PROMPT ▸ Transcribe each line of the material as it is, and drop any picture.

STORED DATA ▸
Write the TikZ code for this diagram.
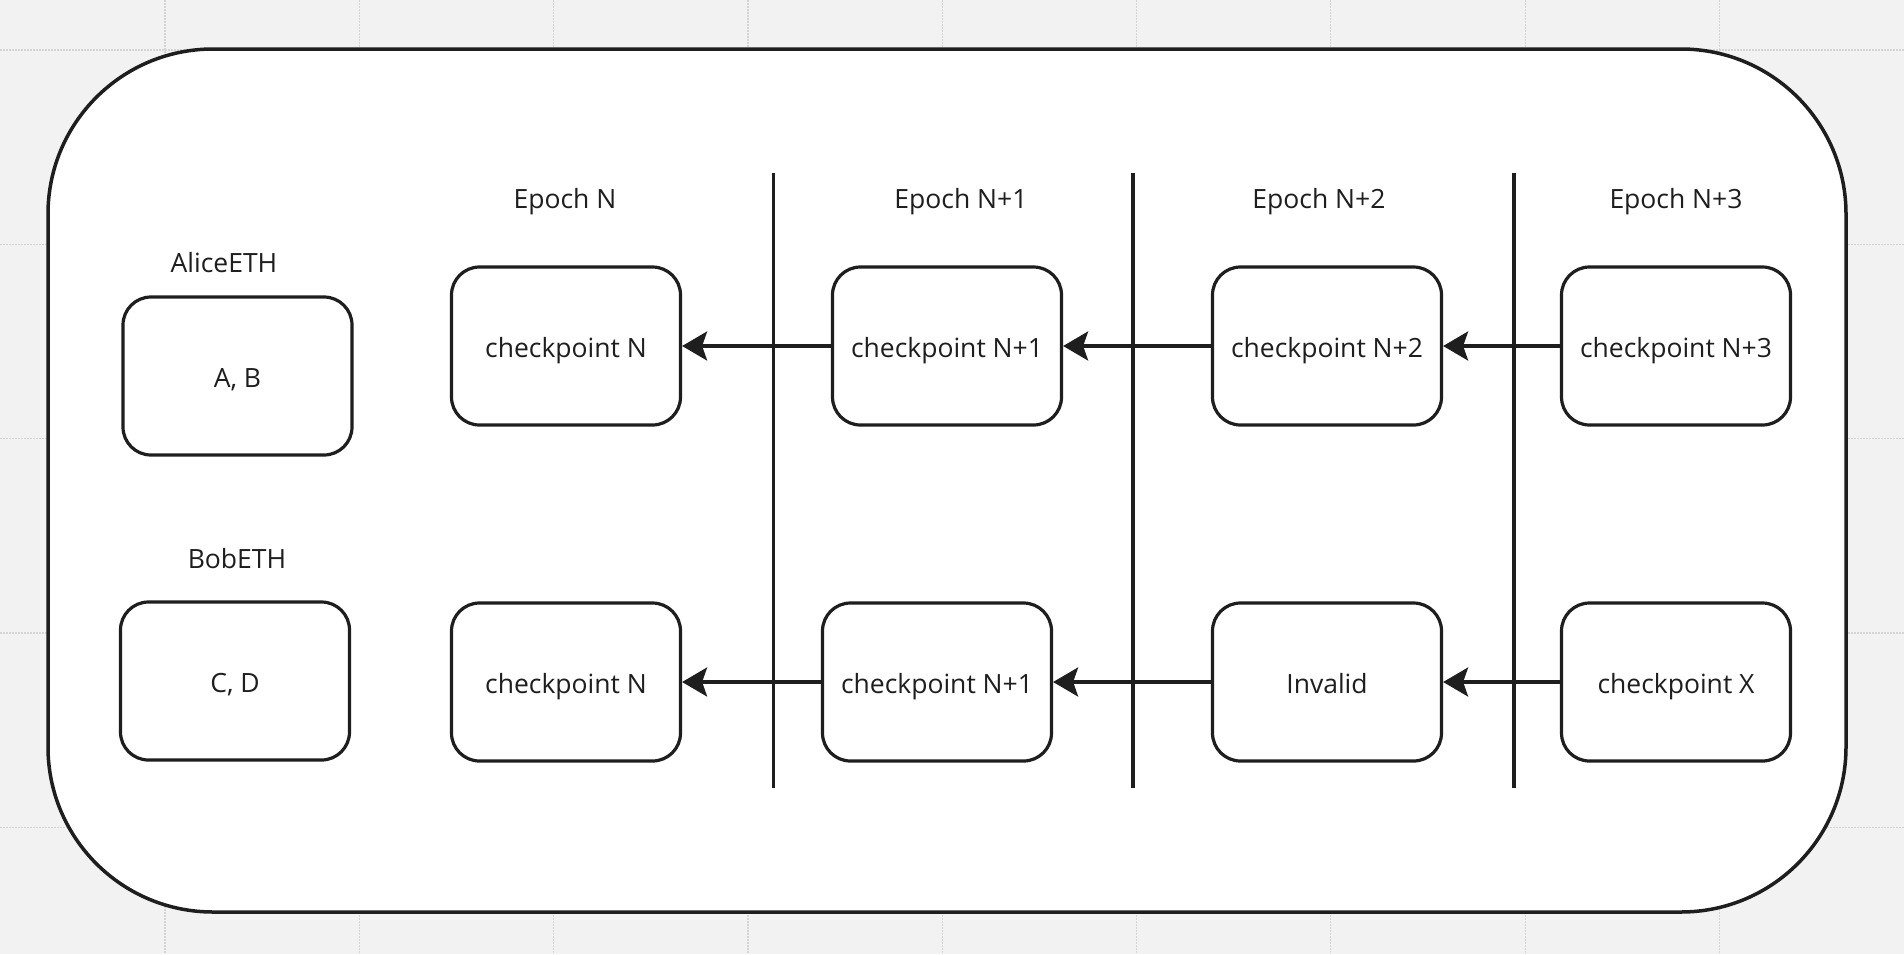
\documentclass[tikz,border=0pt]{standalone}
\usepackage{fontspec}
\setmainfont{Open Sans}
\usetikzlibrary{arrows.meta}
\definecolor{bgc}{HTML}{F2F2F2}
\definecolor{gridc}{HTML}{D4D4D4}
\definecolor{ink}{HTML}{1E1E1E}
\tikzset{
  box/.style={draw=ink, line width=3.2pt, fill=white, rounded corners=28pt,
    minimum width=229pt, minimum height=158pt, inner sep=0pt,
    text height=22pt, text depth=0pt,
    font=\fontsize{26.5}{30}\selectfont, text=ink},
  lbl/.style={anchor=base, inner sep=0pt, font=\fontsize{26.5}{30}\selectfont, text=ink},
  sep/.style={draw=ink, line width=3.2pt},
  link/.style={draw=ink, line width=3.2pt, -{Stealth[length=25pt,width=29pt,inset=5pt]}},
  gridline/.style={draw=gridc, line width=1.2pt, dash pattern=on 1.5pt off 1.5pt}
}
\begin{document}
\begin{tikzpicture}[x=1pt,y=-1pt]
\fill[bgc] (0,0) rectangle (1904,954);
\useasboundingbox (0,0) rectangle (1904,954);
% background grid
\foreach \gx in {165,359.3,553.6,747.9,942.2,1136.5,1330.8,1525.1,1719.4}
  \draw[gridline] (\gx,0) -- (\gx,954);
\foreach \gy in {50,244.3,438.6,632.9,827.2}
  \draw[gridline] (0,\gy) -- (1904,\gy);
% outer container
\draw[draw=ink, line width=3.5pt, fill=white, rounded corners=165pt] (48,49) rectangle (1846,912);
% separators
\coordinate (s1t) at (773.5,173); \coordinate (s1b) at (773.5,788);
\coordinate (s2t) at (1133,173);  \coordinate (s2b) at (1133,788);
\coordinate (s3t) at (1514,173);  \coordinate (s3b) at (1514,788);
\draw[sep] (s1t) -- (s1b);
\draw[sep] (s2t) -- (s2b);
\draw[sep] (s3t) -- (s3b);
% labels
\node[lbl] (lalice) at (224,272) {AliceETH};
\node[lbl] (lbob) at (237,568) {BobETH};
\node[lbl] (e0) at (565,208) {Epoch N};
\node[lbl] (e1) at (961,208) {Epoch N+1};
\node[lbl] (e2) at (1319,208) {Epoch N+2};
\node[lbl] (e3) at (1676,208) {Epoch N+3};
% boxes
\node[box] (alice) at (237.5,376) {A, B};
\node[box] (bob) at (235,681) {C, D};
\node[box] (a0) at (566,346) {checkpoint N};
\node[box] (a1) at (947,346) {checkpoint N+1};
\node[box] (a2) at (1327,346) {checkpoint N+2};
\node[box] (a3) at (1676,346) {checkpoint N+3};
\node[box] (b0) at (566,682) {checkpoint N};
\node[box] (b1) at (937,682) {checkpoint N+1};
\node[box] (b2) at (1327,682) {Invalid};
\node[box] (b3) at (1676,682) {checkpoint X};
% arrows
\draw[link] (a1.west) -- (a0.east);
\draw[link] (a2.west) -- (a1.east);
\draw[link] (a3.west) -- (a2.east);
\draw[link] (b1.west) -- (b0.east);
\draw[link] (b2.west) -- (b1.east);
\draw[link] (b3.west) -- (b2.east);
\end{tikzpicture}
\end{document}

SOLUTION TO THIS TASK ▸
Write the TikZ code for this diagram.
\documentclass[tikz,border=0pt]{standalone}
\usepackage{fontspec}
\setmainfont{Open Sans}
\usetikzlibrary{arrows.meta}
\definecolor{bgc}{HTML}{F2F2F2}
\definecolor{gridc}{HTML}{D4D4D4}
\definecolor{ink}{HTML}{1E1E1E}
\tikzset{
  box/.style={draw=ink, line width=3.2pt, fill=white, rounded corners=28pt,
    minimum width=229pt, minimum height=158pt, inner sep=0pt,
    text height=22pt, text depth=0pt,
    font=\fontsize{26.5}{30}\selectfont, text=ink},
  lbl/.style={anchor=base, inner sep=0pt, font=\fontsize{26.5}{30}\selectfont, text=ink},
  sep/.style={draw=ink, line width=3.2pt},
  link/.style={draw=ink, line width=3.2pt, -{Stealth[length=25pt,width=29pt,inset=5pt]}},
  gridline/.style={draw=gridc, line width=1.2pt, dash pattern=on 1.5pt off 1.5pt}
}
\begin{document}
\begin{tikzpicture}[x=1pt,y=-1pt]
\fill[bgc] (0,0) rectangle (1904,954);
\useasboundingbox (0,0) rectangle (1904,954);
% background grid
\foreach \gx in {165,359.3,553.6,747.9,942.2,1136.5,1330.8,1525.1,1719.4}
  \draw[gridline] (\gx,0) -- (\gx,954);
\foreach \gy in {50,244.3,438.6,632.9,827.2}
  \draw[gridline] (0,\gy) -- (1904,\gy);
% outer container
\draw[draw=ink, line width=3.5pt, fill=white, rounded corners=165pt] (48,49) rectangle (1846,912);
% separators
\coordinate (s1t) at (773.5,173); \coordinate (s1b) at (773.5,788);
\coordinate (s2t) at (1133,173);  \coordinate (s2b) at (1133,788);
\coordinate (s3t) at (1514,173);  \coordinate (s3b) at (1514,788);
\draw[sep] (s1t) -- (s1b);
\draw[sep] (s2t) -- (s2b);
\draw[sep] (s3t) -- (s3b);
% labels
\node[lbl] (lalice) at (224,272) {AliceETH};
\node[lbl] (lbob) at (237,568) {BobETH};
\node[lbl] (e0) at (565,208) {Epoch N};
\node[lbl] (e1) at (961,208) {Epoch N+1};
\node[lbl] (e2) at (1319,208) {Epoch N+2};
\node[lbl] (e3) at (1676,208) {Epoch N+3};
% boxes
\node[box] (alice) at (237.5,376) {A, B};
\node[box] (bob) at (235,681) {C, D};
\node[box] (a0) at (566,346) {checkpoint N};
\node[box] (a1) at (947,346) {checkpoint N+1};
\node[box] (a2) at (1327,346) {checkpoint N+2};
\node[box] (a3) at (1676,346) {checkpoint N+3};
\node[box] (b0) at (566,682) {checkpoint N};
\node[box] (b1) at (937,682) {checkpoint N+1};
\node[box] (b2) at (1327,682) {Invalid};
\node[box] (b3) at (1676,682) {checkpoint X};
% arrows
\draw[link] (a1.west) -- (a0.east);
\draw[link] (a2.west) -- (a1.east);
\draw[link] (a3.west) -- (a2.east);
\draw[link] (b1.west) -- (b0.east);
\draw[link] (b2.west) -- (b1.east);
\draw[link] (b3.west) -- (b2.east);
\end{tikzpicture}
\end{document}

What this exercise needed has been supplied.